Berlin, 1940: Die 18-jährige deutsche Jüdin Stella träumt von einem Leben als gefeierte Sängerin am Broadway. Zusammen mit den Mitgliedern ihrer Swing-Band hofft sie auf eine baldige Ausreise in die USA. Drei Jahre später ist von diesem Traum nichts geblieben: Wie viele jüdische Menschen im NS-Staat leisten Stella und ihre Eltern Zwangsarbeit und fürchten die täglichen Verhaftungen und Deportationen. Bald bleibt nur die Flucht in den Untergrund. Da Stella als blonde, blauäugige Frau kaum kontrolliert wird, findet sie Formen der Rebellion und sogar des Widerstands – etwa Ausflüge ins Nachtleben ohne angehefteten "Gelben Stern", romantische Treffen mit einem SS-Mann und die Arbeit als Passfälscherin gemeinsam mit dem ebenfalls untergetauchten Rolf Isaaksohn, in den sie sich verliebt. Der Verrat einer Bekannten führt schließlich zu Verhaftung und Folter. Aus Angst vor der Deportation beginnt Stella als "Greiferin" zu arbeiten: Zusammen mit Rolf spürt sie für die Gestapo Jüdinnen und Juden auf.

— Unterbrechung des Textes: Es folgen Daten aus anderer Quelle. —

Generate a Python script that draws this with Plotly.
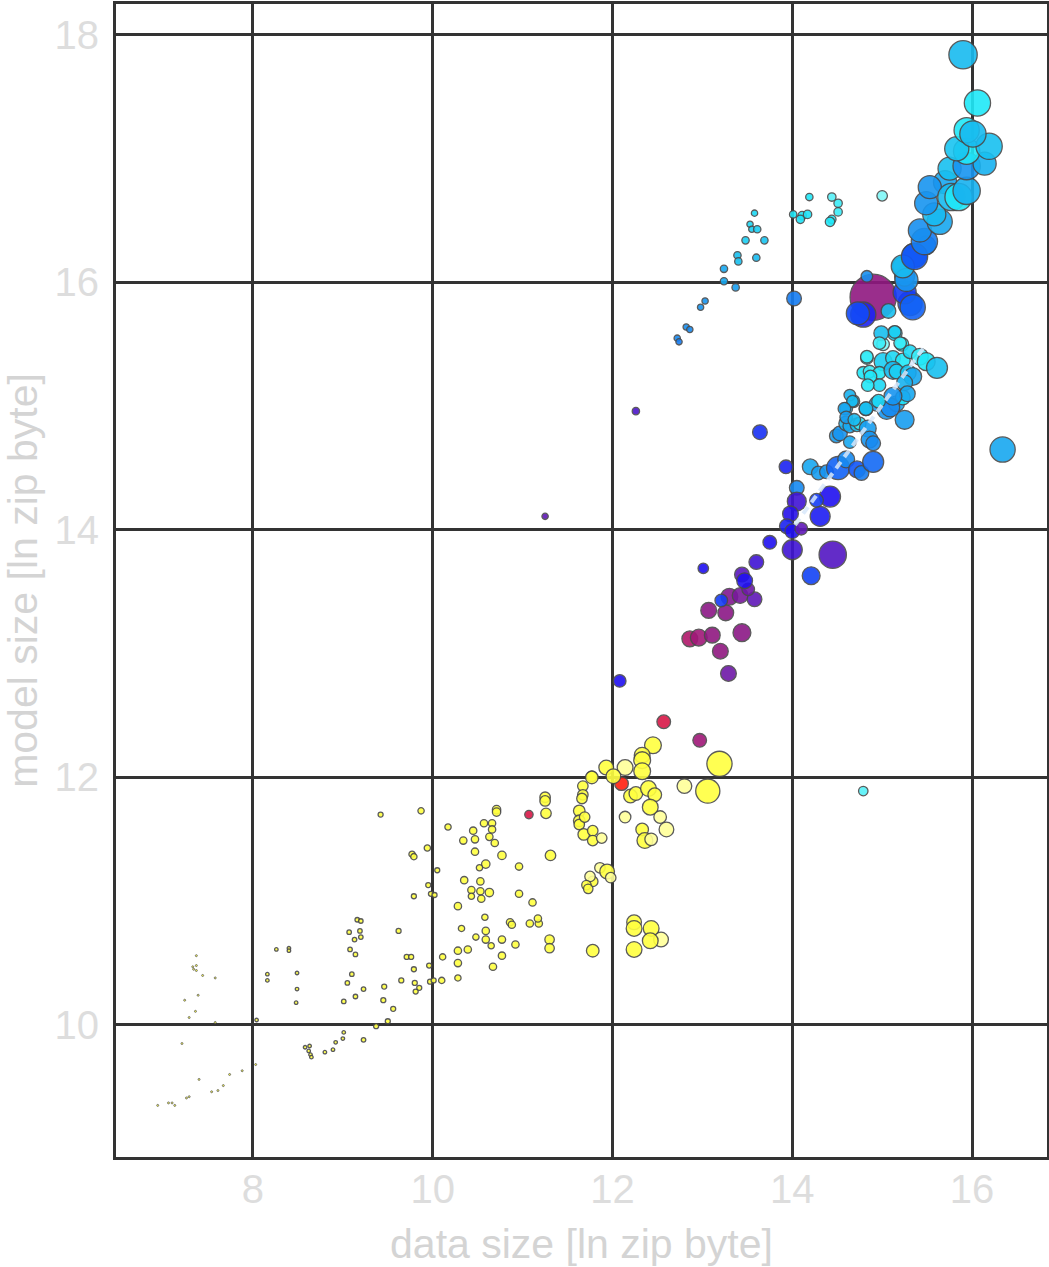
import plotly.graph_objects as go

# ---- data: (ln data size, ln model size, bubble weight, colour value) ----
data_size = [
    # tiny
    7.37,7.33,7.34,7.37,7.37,7.44,7.58,7.39,7.24,7.36,7.29,7.58,7.21,7.40,7.74,7.88,8.03,7.67,7.61,7.54,7.29,7.26,6.94,7.06,7.10,7.13,
    # small
    8.26,8.40,8.40,8.16,8.16,8.49,8.49,8.48,8.04,8.63,8.58,8.62,8.64,8.65,8.80,8.89,8.92,9.00,9.01,
    9.16,9.20,9.07,9.19,9.20,9.13,9.08,9.14,9.10,9.05,9.23,9.01,9.14,9.23,
    9.46,9.45,9.56,9.50,9.37,9.65,9.71,9.76,9.79,9.80,9.85,9.81,9.96,9.97,10.01,9.42,9.62,10.05,9.95,9.98,10.02,9.79,
    9.87,9.94,9.77,9.79,
    # mid yellow
    10.11,10.28,10.28,10.39,10.28,10.10,10.17,10.34,10.45,10.47,10.57,10.66,10.66,10.63,10.69,10.71,10.71,10.47,10.77,10.59,
    10.52,10.96,10.35,10.53,10.43,10.53,10.63,10.43,10.54,10.96,10.28,11.11,10.58,10.32,10.86,10.88,11.08,11.18,11.17,10.59,
    10.59,10.48,10.65,10.77,10.92,10.77,10.67,
    11.07,
    11.30,11.30,11.31,11.26,11.25,11.25,11.63,11.63,11.63,11.68,11.78,11.78,11.78,11.67,11.67,11.66,11.77,11.88,11.86,11.94,
    11.98,11.75,11.71,11.73,11.78,11.69,
    12.10,12.20,12.26,12.40,12.47,12.42,12.14,12.53,12.33,12.60,12.36,12.43,12.80,13.06,13.19,12.24,12.24,12.43,12.54,12.42,
    12.24,12.45,12.33,12.33,12.33,12.14,11.93,11.77,12.01,
    12.57,12.97,
    # purple
    12.08,12.86,12.96,13.11,13.20,13.29,13.07,13.26,13.44,13.30,13.21,13.42,13.58,13.51,13.44,13.47,13.01,13.60,13.75,14.00,
    14.45,14.21,12.26,11.25,
    # blue
    13.64,13.93,14.05,14.05,13.98,13.94,14.00,14.10,14.42,14.31,14.27,
    14.20,14.29,14.38,14.51,14.60,14.72,14.77,14.90,14.49,14.53,14.64,14.60,14.64,14.72,14.75,14.84,14.86,14.90,14.60,14.68,
    14.82,14.94,15.05,15.16,15.25,15.23,14.64,14.67,14.58,14.60,14.69,15.09,
    # cyan cloud
    15.01,15.14,15.22,14.83,15.01,15.12,15.23,15.31,15.42,15.49,15.61,14.79,14.86,14.97,14.87,14.97,14.84,15.12,15.16,15.29,
    15.34,15.25,15.28,15.12,14.96,14.82,14.99,15.14,14.97,15.20,14.83,
    # big purple and the blues round it
    14.90,
    14.83,14.79,14.73,15.07,15.31,15.25,15.25,15.22,15.36,15.49,14.02,
    # top chain
    15.34,15.27,15.23,15.36,15.47,15.42,15.64,15.58,15.49,15.70,15.53,15.77,15.85,15.94,15.75,15.94,16.14,15.94,15.83,16.19,
    15.94,16.01,16.06,15.90,
    # upper-left small cyan
    13.58,13.53,13.55,13.61,13.48,13.69,13.39,13.40,13.60,13.24,13.24,13.37,13.03,12.98,12.82,12.86,12.72,12.74,
    14.01,14.11,14.09,14.17,14.19,14.44,14.51,14.51,14.44,14.42,15.00,
    # outliers
    16.34,14.79,
]

model_size = [
    10.56,10.47,10.45,10.48,10.44,10.40,10.38,10.24,10.20,10.11,10.06,10.02,9.85,9.56,9.60,9.63,9.68,9.51,9.47,9.46,9.42,9.41,9.35,9.37,9.37,9.35,
    10.61,10.62,10.60,10.41,10.36,10.42,10.29,10.18,10.04,9.83,9.82,9.79,9.76,9.74,9.78,9.80,9.86,9.89,9.94,
    10.85,10.84,10.75,10.76,10.71,10.69,10.61,10.57,10.41,10.34,10.29,10.19,10.23,9.88,
    10.31,10.20,10.13,10.03,9.99,10.36,10.55,10.55,10.45,10.34,10.30,10.27,10.48,10.35,10.36,11.70,10.76,11.25,11.13,11.06,11.05,11.04,
    11.73,11.43,11.38,11.36,
    10.55,10.60,10.50,10.61,10.38,10.36,11.60,11.49,11.57,11.50,11.63,11.63,11.58,11.52,11.47,11.74,11.72,11.40,11.37,11.30,
    11.27,11.28,11.17,11.16,11.09,11.08,11.07,11.04,11.02,11.06,10.96,10.99,10.87,10.78,10.83,10.81,10.82,10.82,10.86,10.76,
    10.69,10.71,10.64,10.69,10.65,10.56,10.47,
    11.70,
    10.69,10.62,11.37,11.71,11.84,11.81,11.73,11.65,11.62,11.54,11.57,11.49,11.16,11.93,11.86,11.83,12.01,11.51,11.27,11.24,
    11.19,11.20,11.13,11.10,10.60,11.68,
    11.95,11.85,11.87,11.91,11.86,11.76,11.68,11.68,11.58,11.58,11.49,11.50,11.93,11.89,12.11,10.83,10.78,10.78,10.69,10.68,
    10.61,12.26,12.18,12.14,12.05,12.08,12.08,12.00,12.01,
    12.45,12.30,
    12.78,13.12,13.13,13.15,13.02,12.84,13.35,13.33,13.17,13.46,13.43,13.47,13.44,13.52,13.64,13.59,13.69,13.74,13.90,13.84,
    13.80,13.63,14.96,14.11,
    14.79,14.51,14.34,14.23,14.13,14.03,13.99,14.01,14.27,14.11,14.24,
    14.51,14.46,14.47,14.50,14.57,14.49,14.46,14.55,14.76,14.78,14.71,14.86,14.84,14.85,14.86,14.82,14.73,14.70,14.98,15.04,
    14.98,15.02,14.97,15.02,14.89,15.07,15.09,15.04,14.98,14.91,14.89,14.99,
    15.50,15.59,15.50,15.39,15.36,15.39,15.37,15.44,15.40,15.36,15.31,15.27,15.28,15.27,15.24,15.17,15.17,15.29,15.28,15.27,
    15.24,15.19,15.10,15.08,15.04,14.98,15.59,15.60,15.51,15.51,15.40,
    15.88,
    16.05,15.74,15.75,15.77,15.83,15.92,16.05,16.13,16.22,16.30,15.87,
    15.80,16.02,16.13,16.21,16.33,16.42,16.49,16.55,16.64,16.81,16.77,16.69,16.69,16.74,16.92,16.94,16.96,17.06,17.08,17.10,
    17.23,17.20,17.45,17.84,
    16.56,16.47,16.43,16.43,16.34,16.34,16.22,16.17,16.20,16.11,16.01,15.96,15.85,15.80,15.64,15.62,15.55,15.52,
    16.55,16.54,16.51,16.55,16.69,16.69,16.64,16.57,16.51,16.49,16.70,
    14.65,11.89,
]

weight = (
    [2]*26
    + [3.5]*19
    + [4.5]*14
    + [5]*22
    + [6]*4
    + [6,7,7,7,6,6,6,7,7,7,7,7,7,7,7,8,8,7,8,8,6,7,7,7,7,7,8,6,7,7,7,7,6,6,7,7,7,7,7,7,7,6,6,7,7,7,7]
    + [8]
    + [9,9,10,10,10,10,11,11,10,11,10,10,10,10,10,10,10,10,10,14,10,10,9,9,12,10]
    + [13,13,13,15,13,15,11,12,12,14,15,12,14,23,24,14,15,15,14,15,15,16,15,16,16,15,14,12,14]
    + [13,13]
    + [12,15,16,15,15,15,15,15,17,16,12,15,14,12,14,15,10,14,13,19,26,17,7,6]
    + [14,13,14,18,15,14,14,12,20,19,13]
    + [15,13,13,22,16,16,14,20,13,14,12,14,13,13,12,16,16,14,12,12,13,14,18,15,18,14,11,11,12,12,12,18]
    + [12,14,13,12,17,14,14,13,16,17,20,12,12,12,12,12,12,17,14,15,17,15,15,17,13,13,14,12,12,12,12]
    + [44]
    + [11,24,22,14,23,22,19,18,23,18,14]
    + [24,22,22,25,25,22,24,22,22,22,22,26,26,26,22,26,22,25,23,25,24,25,25,27]
    + [6,6,6,7,7,7,7,7,7,7,7,7,6,6,6,6,6,6]
    + [7,8,8,8,7,8,8,8,8,9,10]
    + [24,9]
)

colour_value = (
    [0.05]*26 + [0.05]*19 + [0.05]*14 + [0.05]*22 + [0.05]*4
    + [0.05]*47
    + [0.25]
    + [0.05,0.05,0.05,0.05,0.05,0.05,0.05,0.05,0.05,0.05,0.05,0.05,0.05,0.05,0.05,0.05,0.05,0.0,0.0,0.05,
       0.0,0.0,0.05,0.05,0.05,0.05]
    + [0.15,0.05,0.05,0.05,0.05,0.05,0.0,0.0,0.05,0.0,0.05,0.0,0.0,0.05,0.05,0.05,0.05,0.05,0.0,0.05,
       0.05,0.05,0.05,0.05,0.05,0.0,0.05,0.05,0.05]
    + [0.25,0.32]
    + [0.55,0.30,0.32,0.35,0.35,0.42,0.36,0.36,0.36,0.38,0.62,0.40,0.45,0.42,0.46,0.55,0.55,0.50,0.55,0.50,
       0.47,0.63,0.48,0.45]
    + [0.60,0.58,0.74,0.50,0.54,0.58,0.55,0.45,0.55,0.57,0.62]
    + [0.80,0.78,0.76,0.68,0.74,0.66,0.72,0.69,0.78,0.76,0.80,0.82,0.80,0.86,0.95,0.78,0.76,0.74,0.82,0.84,
       0.80,0.78,0.76,0.80,0.78,0.92,0.82,0.84,0.80,0.78,0.84,0.74]
    + [1.0,0.88,0.93,0.93,0.88,0.90,0.93,0.90,0.95,0.93,0.85,0.93,0.95,0.93,0.93,0.90,0.93,0.84,0.88,0.86,
       0.80,0.82,0.80,0.76,0.90,0.85,0.85,0.88,0.95,0.95,0.95]
    + [0.35]
    + [0.75,0.58,0.64,0.85,0.66,0.62,0.76,0.84,0.70,0.75,0.72]
    + [0.68,0.76,0.84,0.66,0.72,0.75,0.80,0.84,0.76,0.80,0.76,0.84,0.93,0.82,0.85,0.76,0.82,0.93,0.86,0.85,
       0.93,0.84,0.93,0.84]
    + [0.90,0.90,0.88,0.88,0.88,0.86,0.85,0.85,0.84,0.80,0.80,0.78,0.76,0.76,0.75,0.74,0.74,0.72]
    + [0.93,0.93,0.92,0.92,0.93,0.97,0.95,0.95,0.93,0.93,1.0]
    + [0.80,0.97]
)

guide_x = [14.03, 15.46]
guide_y = [14.04, 15.47]

x_ticks = [8, 10, 12, 14, 16]
y_ticks = [10, 12, 14, 16, 18]

colorscale = [
    [0.00, "#ffff9a"], [0.05, "#ffff40"], [0.15, "#ff2010"], [0.25, "#d81848"],
    [0.32, "#a01878"], [0.35, "#901880"], [0.45, "#6018b8"], [0.55, "#2010f0"],
    [0.65, "#1050f8"], [0.75, "#1890f0"], [0.85, "#18c0f0"], [0.93, "#20e8f8"],
    [1.00, "#80f8f8"],
]

n = min(len(data_size), len(model_size), len(weight), len(colour_value))
marker_px = [w * 1.05 if w > 5 else w for w in weight[:n]]
line_w = [0.8 if w <= 2 else 1.3 for w in weight[:n]]

fig = go.Figure()
fig.add_trace(go.Scatter(
    x=data_size[:n], y=model_size[:n], mode="markers",
    marker=dict(size=marker_px, color=colour_value[:n], colorscale=colorscale,
                cmin=0, cmax=1, opacity=0.9,
                line=dict(color="#4a4a4a", width=line_w)),
    showlegend=False, hoverinfo="x+y",
))
fig.add_trace(go.Scatter(
    x=guide_x, y=guide_y, mode="lines",
    line=dict(color="rgba(215,232,250,0.85)", width=4, dash="8px,6px"),
    showlegend=False, hoverinfo="skip",
))

axis_common = dict(
    showgrid=True, gridcolor="#333333", gridwidth=3,
    showline=True, linecolor="#333333", linewidth=3, mirror=True,
    zeroline=False, ticks="", automargin=False,
    tickfont=dict(family="Liberation Sans, Arial, sans-serif", size=40, color="#dddddd"),
    title_font=dict(family="Liberation Sans, Arial, sans-serif", size=41, color="#d4d4d4"),
)

fig.update_layout(
    width=1049, height=1267,
    margin=dict(l=116, r=2, t=4, b=110, autoexpand=False),
    paper_bgcolor="white", plot_bgcolor="white",
    xaxis=dict(range=[6.476, 16.834], tickvals=x_ticks, title_text="data size [ln zip byte]",
               ticklabelstandoff=-5, title_standoff=23, **axis_common),
    yaxis=dict(range=[8.933, 18.25], tickvals=y_ticks, title_text="model size [ln zip byte]",
               ticklabelstandoff=6, title_standoff=20, **axis_common),
)

fig.write_html("out.html", config={"displayModeBar": False},
               post_script="document.body.style.margin='0';document.body.style.overflow='hidden';")
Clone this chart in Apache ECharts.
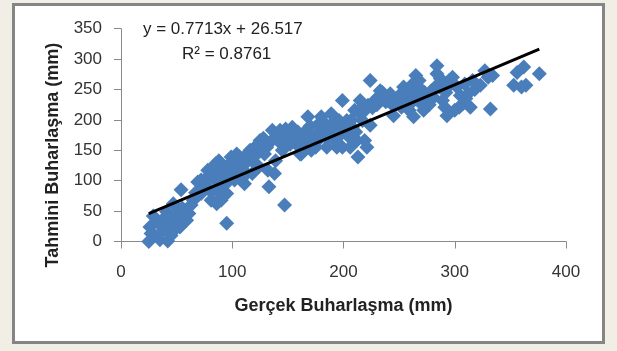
<!DOCTYPE html>
<html>
<head>
<meta charset="utf-8">
<script src="https://cdn.jsdelivr.net/npm/echarts@6/dist/echarts.min.js"></script>
<style>
  html, body { margin: 0; padding: 0; background: #f1eee6; }
  #chart { width: 617px; height: 351px; }
</style>
</head>
<body>
<div id="chart"></div>
<script>
const gercek = [
  25, 27, 26, 29, 33, 35, 38, 42, 45, 43, 48, 49, 47, 41, 54, 58, 61, 59, 53, 37,
  65, 69, 72, 76, 78, 81, 83, 85, 88, 86, 90, 90, 92, 95, 93, 97, 99, 100, 72, 79, 85, 95, 90, 81,
  104, 106, 108, 111, 113, 115, 118, 122, 124, 125, 127, 129, 132, 133, 136, 139, 138, 141, 145, 147, 143, 148, 102, 109, 118, 108, 116,
  154, 155, 157, 159, 161, 162, 166, 168, 169, 171, 175, 176, 178, 180, 182, 184, 185, 189, 191, 192, 194, 196, 198, 199, 199, 162,
  203, 205, 206, 208, 210, 212, 213, 215, 217, 219, 221, 222, 224, 224, 228, 231, 233, 236, 240, 242, 245, 247, 217,
  252, 254, 256, 259, 261, 263, 265, 266, 268, 270, 272, 275, 279, 281, 284, 284, 286, 288, 289, 291, 293, 295, 298, 300, 302,
  304, 307, 309, 312, 314, 316, 323, 327, 330, 332, 334, 353, 356, 360, 362, 364, 376,
  30, 35, 40, 44, 50, 55, 63, 67, 74, 80, 84, 88, 92, 96, 100, 103, 106, 110, 114, 120,
  123, 128, 131, 135, 140, 146, 150, 152, 158, 165, 170, 174, 179, 183, 187, 193, 197, 202, 207, 211,
  215, 219, 226, 230, 235, 238, 244, 250, 258, 262, 267, 273, 277, 283, 287, 292, 297, 305, 310, 318
];
const tahmini = [
  0, 13, 24, 42, 32, 3, 19, 1, 10, 27, 19, 35, 62, 49, 85, 42, 46, 35, 24, 35,
  68, 98, 79, 90, 117, 68, 106, 128, 133, 62, 73, 112, 92, 30, 122, 100, 139, 114, 101, 101, 87, 79, 68, 82,
  144, 123, 101, 95, 112, 139, 133, 150, 123, 166, 155, 144, 117, 90, 183, 133, 112, 166, 150, 60, 183, 185, 101, 117, 112, 133, 150,
  188, 166, 161, 180, 144, 155, 166, 205, 177, 150, 155, 177, 194, 205, 185, 172, 155, 210, 188, 166, 155, 199, 177, 232, 155, 144,
  199, 172, 155, 188, 216, 166, 139, 232, 199, 166, 155, 224, 265, 191, 232, 237, 248, 237, 232, 243, 207, 232, 221,
  221, 254, 237, 216, 257, 205, 273, 243, 265, 226, 216, 232, 248, 237, 289, 276, 254, 259, 232, 221, 207, 265, 270, 216, 254,
  221, 226, 259, 243, 221, 265, 257, 281, 270, 218, 273, 257, 278, 254, 287, 257, 276,
  10, 28, 40, 15, 45, 55, 60, 80, 95, 110, 120, 100, 108, 125, 130, 110, 140, 125, 145, 140,
  160, 170, 155, 165, 175, 170, 180, 160, 170, 180, 190, 165, 170, 195, 175, 200, 190, 185, 200, 180,
  210, 215, 220, 225, 245, 230, 225, 240, 245, 230, 255, 245, 225, 255, 268, 245, 260, 240, 235, 250
];
// trend line shown on the chart: y = 0.7713x + 26.517
const trendX = [25, 376];
const trendY = [45.8, 316.5];
const xTicks = [0, 100, 200, 300, 400];
const yTicks = [0, 50, 100, 150, 200, 250, 300, 350];

const points = gercek.map((x, i) => [x, tahmini[i]]);
const trend = trendX.map((x, i) => [x, trendY[i]]);

const chart = echarts.init(document.getElementById("chart"), null, { renderer: "canvas" });
const font = "'Liberation Sans', Arial, sans-serif";

chart.setOption({
  backgroundColor: "#f1eee6",
  animation: false,
  graphic: [
    {
      type: "rect",
      z: -10,
      shape: { x: 13.5, y: 4.5, width: 590, height: 338 },
      style: { fill: "#ffffff", stroke: "#858585", lineWidth: 3 },
    },
    {
      type: "text",
      left: 143,
      top: 21,
      style: { text: "y = 0.7713x + 26.517", font: "17px " + font, fill: "#222" },
    },
    {
      type: "text",
      left: 182,
      top: 46,
      style: { text: "R² = 0.8761", font: "17px " + font, fill: "#222" },
    },
  ],
  grid: { left: 121, right: 51, top: 28.7, bottom: 109.5 },
  xAxis: {
    type: "value",
    min: xTicks[0],
    max: xTicks[xTicks.length - 1],
    interval: 100,
    name: "Gerçek Buharlaşma (mm)",
    nameLocation: "middle",
    nameGap: 56,
    nameTextStyle: { fontFamily: font, fontSize: 18, fontWeight: "bold", color: "#222" },
    splitLine: { show: false },
    axisLine: { lineStyle: { color: "#8a8a8a", width: 1 } },
    axisTick: { show: true, length: 7, lineStyle: { color: "#8a8a8a" } },
    axisLabel: { margin: 22, fontFamily: font, fontSize: 17, color: "#333" },
  },
  yAxis: {
    type: "value",
    min: yTicks[0],
    max: yTicks[yTicks.length - 1],
    interval: 50,
    name: "Tahmini Buharlaşma (mm)",
    nameLocation: "middle",
    nameGap: 59,
    nameTextStyle: {
      fontFamily: font, fontSize: 18, fontWeight: "bold", color: "#222",
      padding: [0, 40, 0, 0],
    },
    splitLine: { show: false },
    axisLine: { show: true, lineStyle: { color: "#8a8a8a", width: 1 } },
    axisTick: { show: true, length: 7, lineStyle: { color: "#8a8a8a" } },
    axisLabel: { margin: 19, fontFamily: font, fontSize: 17, color: "#333" },
  },
  series: [
    {
      type: "scatter",
      data: points,
      symbol: "diamond",
      symbolSize: 15,
      itemStyle: { color: "#4a7ebb", opacity: 1 },
    },
    {
      type: "line",
      data: trend,
      symbol: "none",
      lineStyle: { color: "#000", width: 3 },
      z: 5,
    },
  ],
});
</script>
</body>
</html>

Die Geschichte der jüdischen Denunziantin Stella Goldschlag wurde schon mehrfach filmisch aufgegriffen, unter anderem in den
Doku-Dramen
Ich bin! Margot Friedländer (Raymond Ley, DE 2023) und
Die Unsichtbaren – Wir wollen leben (Claus Räfle, DE 2017). Die Angaben über die Anzahl der Menschen, die Goldschlag von 1943 bis zum Ende des Krieges der Gestapo auslieferte, variieren zwischen 600 bis 3.000 Personen.
Regisseur Kiran Riedhof nutzt die Mittel der Fiktionalisierung, um sich den Beweggründen ihrer Taten zu nähern.
Stella. Ein Leben fokussiert besonders auf die Zeit vor Goldschlags Tätigkeit als "Greiferin": In durch
Schwarzblenden getrennten
Szenen reihen sich Ausschnitte aus Stellas Leben stakkatoartig aneinander; eine
dynamische Kameraführung, schnelle
Schnitte sowie ein treibender
Score vermitteln die ständige Unruhe der jungen, lebenslustigen Frau. Dieser
dramaturgische Schwerpunkt auf ihren Überlebenskampf macht es dabei zunächst leicht, Stella als reines Opfer des Systems zu sehen. Zerrissen zwischen Todesangst, Sorge um die Familie, der Sehnsucht nach Freiheit und der kriminellen Energie ihres Geliebten Rolf zeichnet der Film für Stella kaum eine andere Möglichkeit als die der Kollaboration.
Wie sich Stellas innerer Wandel hin zu einer skrupellosen Verräterin und späteren überzeugten Antisemitin vollzieht, deutet der Film nur vage an. Visuell weisen
farbverfremdete Schlüsselszenen auf wesentliche Momente hin: ein bedrohliches Rot beim Entschluss, Untergetauchte aufzuspüren, tiefes Blau als Zeichen des Zweifels beim Wiedersehen eines Bandmitgliedes oder grelles Weiß auf dem Höhepunkt ihres zweifelhaften Erfolgs als "Greiferin". Der Film erfordert, genau zu reflektieren, ohne einfache Schuldzuweisungen zu finden oder historische Sonderfälle von jüdischer Mittäterschaft zu verallgemeinern und auf antisemitische Stereotype zurückzugreifen: Ist Stella Täterin oder Opfer? Während Rolf und schließlich auch Stella mit kaltem Engagement Mitbürger/-innen verhaften, scheint ihr Gestapo-Auftraggeber, der ihr Avancen macht, ebenfalls unter der NS-Politik und seinem Wissen um den Holocaust zu leiden. Die moralischen Ambivalenzen ordnen sich erst durch einen Zeitsprung. Als Stella 1957 in Berlin wegen Beihilfe zum Mord angeklagt und mit den Erlebnissen ihrer Opfer konfrontiert wird, wähnt sie sich als Ziel einer jüdischen Verschwörung. Ihre wahnhaften antisemitischen Ansichten verdeutlicht visuell eine extreme Weitwinkelaufnahme, die ihr Gesicht fratzenhaft verzerrt. Auch wenn Stella für ihre Taten nicht zu einer Haftstrafe verurteilt wird, deutet der Film an, dass sie bis an ihr (selbstgewähltes) Lebensende eine Gefangene bleibt: Allein in ihrer Wohnung, ohne Kontakt zu ihrer Tochter und – nicht willens ihre Schuld einzugestehen – gesellschaftlich isoliert.